II. Und wenn solche Augenzeugen einmal zugestanden sind (wenn nicht rückblickendes Hellsehen zugestanden wird), wie können dann die Menschheit und die ersten palölithischen Menschen nicht früher gewesen sein als ungefähr zur Mitte der Tertiärzeit?

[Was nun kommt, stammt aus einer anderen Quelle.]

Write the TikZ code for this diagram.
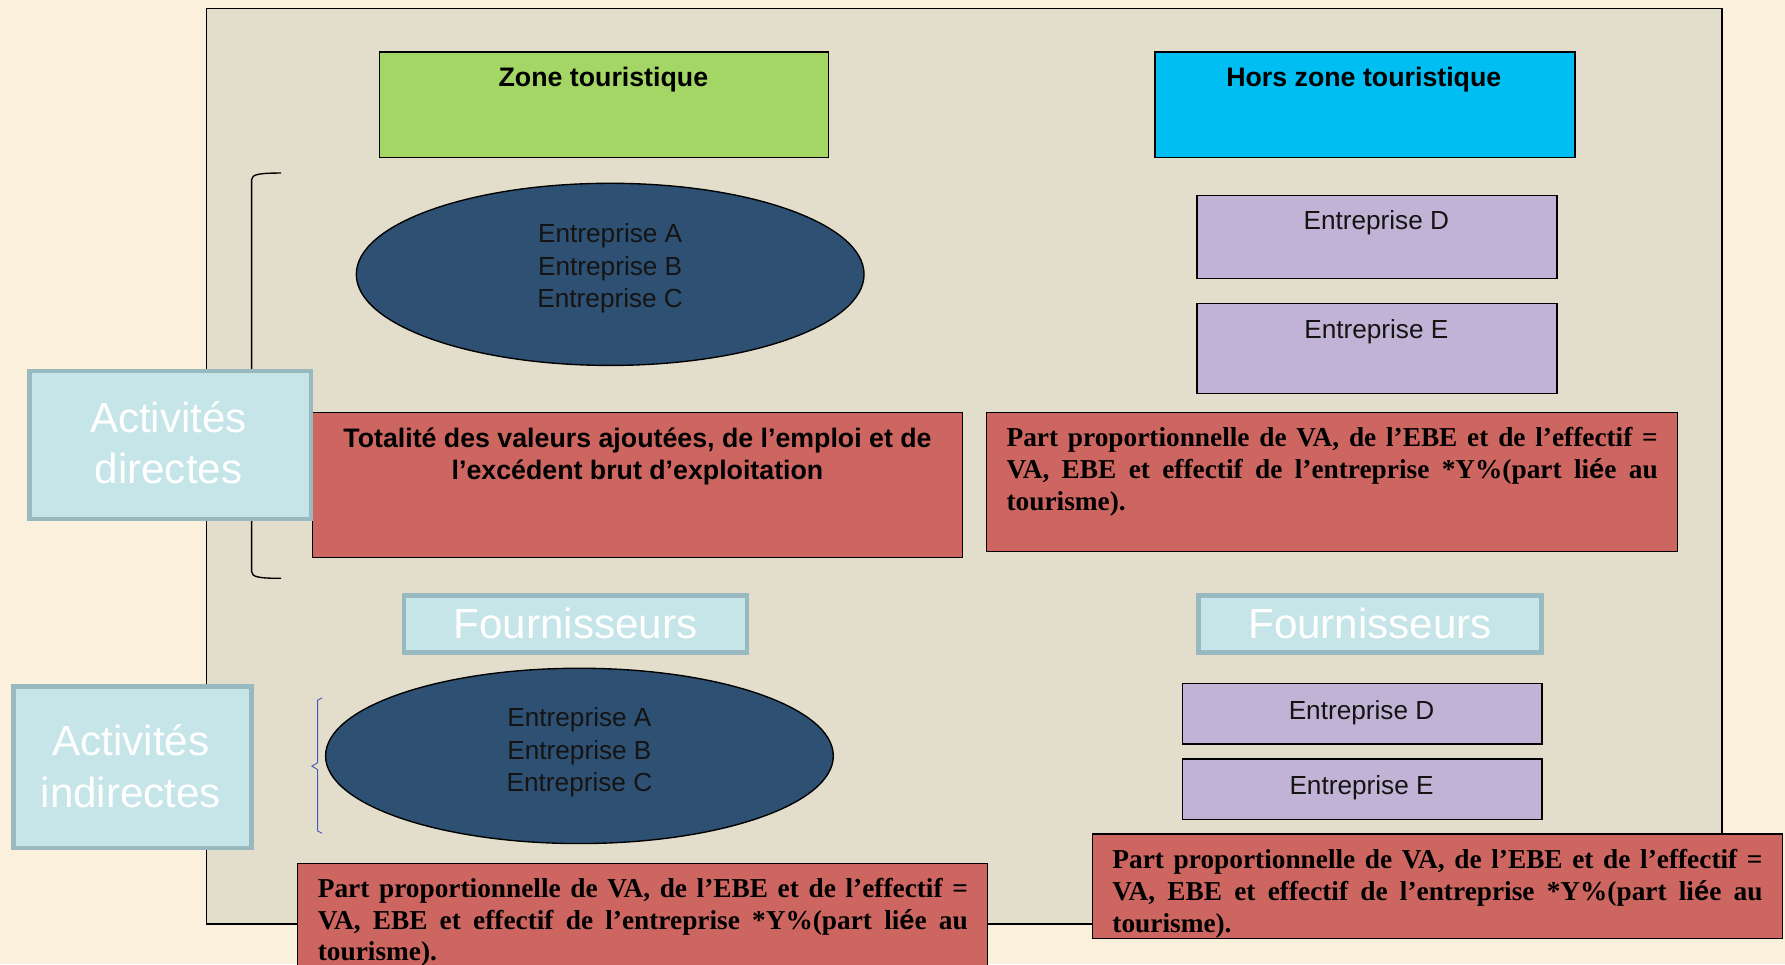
\documentclass[tikz,border=0pt]{standalone}
\usepackage{fontspec}
\setmainfont{Liberation Sans}
\newfontfamily\tnr{Liberation Serif}
\newfontfamily\arialf{Liberation Sans}
\usetikzlibrary{shapes.geometric}
\definecolor{bgc}{HTML}{FBF0DC}
\definecolor{panelc}{HTML}{E3DECB}
\definecolor{greenc}{HTML}{A3D665}
\definecolor{cyanc}{HTML}{00BDF2}
\definecolor{navy}{HTML}{2E5073}
\definecolor{lav}{HTML}{C0B3D5}
\definecolor{lcyan}{HTML}{C6E5E8}
\definecolor{lcyanb}{HTML}{98B9BF}
\definecolor{redc}{HTML}{CD6660}
\definecolor{bluebr}{HTML}{4B55C0}
\begin{document}
\begin{tikzpicture}[x=1pt,y=-1pt,
  panel/.style={draw=black,line width=1.2pt,fill=panelc,inner sep=0,anchor=north west},
  box/.style={draw=black,line width=1.2pt,inner sep=0,anchor=north west},
  lbl/.style={fill=lcyan,draw=lcyanb,line width=4pt,inner sep=0,anchor=north west,text=white,font=\fontsize{37}{45}\selectfont,align=center},
  ltxt/.style={text=white,font=\fontsize{37}{45}\selectfont,align=center,inner sep=0},
  ell/.style={ellipse,draw=black,line width=1.2pt,fill=navy,inner sep=0},
  etxt/.style={font=\fontsize{23}{28.5}\selectfont,align=center,text=black!92,inner sep=0},
  btxt/.style={font=\bfseries\fontsize{23.5}{28}\selectfont,align=center,inner sep=0},
  ptxt/.style={font=\tnr\bfseries\fontsize{24}{28}\selectfont,align=justify,inner sep=0,anchor=north west},
  brk/.style={line width=1.2pt},
  bbrk/.style={line width=0.8pt,draw=bluebr}
]
\useasboundingbox (0,0) rectangle (1568,847);
\fill[bgc] (0,0) rectangle (1568,847);
\node[panel,minimum width=1331,minimum height=804] (panel) at (181,7) {};

% headers
\node[box,fill=greenc,minimum width=394,minimum height=93] (zone) at (333,45) {};
\node[btxt,anchor=base] (zonet) at (530,76) {Zone touristique};
\node[box,fill=cyanc,minimum width=369,minimum height=93] (hors) at (1014,45) {};
\node[btxt,anchor=base] (horst) at (1198,76) {Hors zone touristique};

% bracket (directes)
\coordinate (b1a) at (247,152);
\coordinate (b1b) at (247,508);
\draw[brk] (b1a) .. controls (228,152) and (221,153) .. (221,158) -- (221,502) .. controls (221,507) and (228,508) .. (b1b);

% ellipse 1
\node[ell,minimum width=446,minimum height=160] (e1) at (536,241) {};
\node[etxt] (e1t) at (536,236) {Entreprise A\\Entreprise B\\Entreprise C};

% right boxes D/E
\node[box,fill=lav,minimum width=316,minimum height=73] (d1) at (1051,171) {};
\node[etxt,anchor=base] (d1t) at (1209,202) {Entreprise D};
\node[box,fill=lav,minimum width=316,minimum height=79] (ee1) at (1051,266) {};
\node[etxt,anchor=base] (ee1t) at (1209,297) {Entreprise E};

% red box 1
\node[box,fill=redc,minimum width=571,minimum height=127] (r1) at (274,362) {};
\node[btxt,anchor=north] (r1t) at (560,376) {Totalité des valeurs ajoutées, de l’emploi et de\\l’excédent brut d’exploitation};

% Activites directes
\node[lbl,minimum width=247,minimum height=130] (ad) at (24,324) {};
\node[ltxt] (adt) at (148,389) {Activités\\directes};

% red box 2
\node[box,fill=redc,minimum width=607,minimum height=122] (r2) at (866,362) {};
\node[ptxt,text width=572] (r2t) at (884,375) {Part proportionnelle de VA, de l’EBE et de l’effectif =\linebreak VA, EBE et effectif de l’entreprise *Y\%(part li{\arialf é}e au\linebreak tourisme).};

% Fournisseurs
\node[lbl,minimum width=301,minimum height=50] (f1) at (353,521) {Fournisseurs};
\node[lbl,minimum width=301,minimum height=50] (f2) at (1051,521) {Fournisseurs};

% Activites indirectes
\node[lbl,minimum width=209,minimum height=142] (ai) at (10,601) {};
\node[ltxt] (ait) at (115,673) {Activités\\indirectes};

% blue bracket
\coordinate (b2a) at (283,613);
\coordinate (b2b) at (283,732);
\draw[bbrk] (b2a) -- (279,615) -- (279,670) -- (274,673) -- (279,676) -- (279,730) -- (b2b);

% ellipse 2
\node[ell,minimum width=446,minimum height=154] (e2) at (509,664) {};
\node[etxt] (e2t) at (509,661) {Entreprise A\\Entreprise B\\Entreprise C};

% right boxes D/E (fournisseurs)
\node[box,fill=lav,minimum width=316,minimum height=53] (d2) at (1038,600) {};
\node[etxt,anchor=base] (d2t) at (1196,632) {Entreprise D};
\node[box,fill=lav,minimum width=316,minimum height=53] (ee2) at (1038,666) {};
\node[etxt,anchor=base] (ee2t) at (1196,698) {Entreprise E};

% red box 3
\node[box,fill=redc,minimum width=606,minimum height=120] (r3) at (261,758) {};
\node[ptxt,text width=571] (r3t) at (279,771) {Part proportionnelle de VA, de l’EBE et de l’effectif =\linebreak VA, EBE et effectif de l’entreprise *Y\%(part li{\arialf é}e au\linebreak tourisme).};

% red box 4
\node[box,fill=redc,minimum width=606,minimum height=92] (r4) at (959,732) {};
\node[ptxt,text width=571] (r4t) at (977,746) {Part proportionnelle de VA, de l’EBE et de l’effectif =\linebreak VA, EBE et effectif de l’entreprise *Y\%(part li{\arialf é}e au\linebreak tourisme).};
\end{tikzpicture}
\end{document}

Wir müssen uns vor Augen halten, daß die meisten Männer der Wissenschaft den Menschen nicht vor der Quaternärzeit erschienen sein lassen, und ihn so gänzlich aus den känozoischen Zeiten ausschließen?

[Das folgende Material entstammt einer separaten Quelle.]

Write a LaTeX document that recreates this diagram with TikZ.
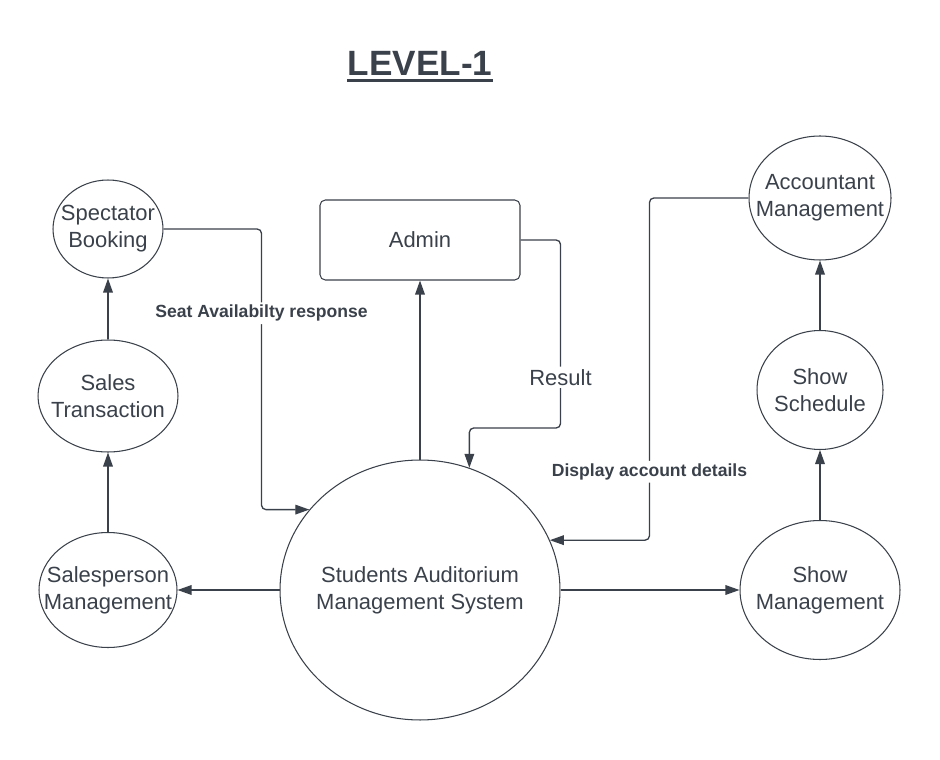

Hier haben wir ausgestorbene Tierarten, welche vor Millionen von Jahren vom Antlitz der Erde verschwunden sind, von Nationen beschrieben und gekannt, deren Civilisation, wie es heißt, vor kaum ein paar Jahrtausenden begonnen haben kann. Wie ist es möglich? Offenbar muß man entweder ein Übergreifen der mesozoischen Zeit in die Quaternärzeit annehmen, oder der Mensch muß zum Zeitgenossen des Pterodaktylus und Plesiosaurus gemacht werden.


[29] De Mirville´s Des Esprit, II. 423. Siehe auch Moses Maimonides, More Nevochim.

[30] Sciences Occultes, p. 464.

[31] Révolution du Globe, Bd. V, p. 247.

[32] Wir lesen in De Mirvilles „Mémoire à L´Académie“ (II. 431) von dem „naiven Erstaunen des Geoffrey St. Hilaire, als Herr de Paravey ihm in einigen alten chinesischen Werken und babylonischen Ziegeln Drachen zeigte, . . . . Ornithohynchusse und Saurier (Wassertiere, die sich nur in Australien finden), u. s. w., ausgestorbene Tiere, „von denen er geglaubt hatte, daß sie auf Erden unbekannt seien . . .  bis zu seiner eigenen Zeit.“

[33] Siehe Jesaja, XXX. 6: „Die Otter und die fliegende Schlange“, und die feurigen Schlangen,. die von der ehernen Schlange des Moses besiegt wurden.

[34] Die uns bekannten, von der Wissenschaft rekonstruierten Fossilien sollten eine genügende Gewähr für die Möglichkeit sogar eines Leviathan, nicht zu erwähnen Jesajas fliegende Schlangen oder Saraph Mehophep - Worte, die in allen hebräischen Wörterbüchern übersetzt werden als „Saraph“, entflammtes oder feuriges Gift, und „Mehophep“, fliegend. Aber, obwohl die christliche Theologie immer sowohl Leviathan wie Saraph Mehophep mit dem Teufel in Verbindung gebracht hat, sind die Ausdrücke bildlich und haben nichts mit dem „Bösen“ zu thun. Nichtsdestoweniger ist das Wort „Drache“ jetzt ein Synonym für den letzteren geworden. In der Bretagne bedeutet das Wort Drouk jetzt „Teufel“, woher, wie uns Cambry (Monuments Celtiques, p. 299) sagt, des Teufels Grabmahl in England, das Droghedanum Sepulerum. Im Langeudoc werden die Meteorfeuer und die Irrlichter Drac genannt, und in der Bretagne Dreag und Wraie oder Geistererscheinung (wraith); das Schloß von Drogheda in Irland bedeutet „des Teufels Schluß“. (De Mirville, ebenda, II. 423).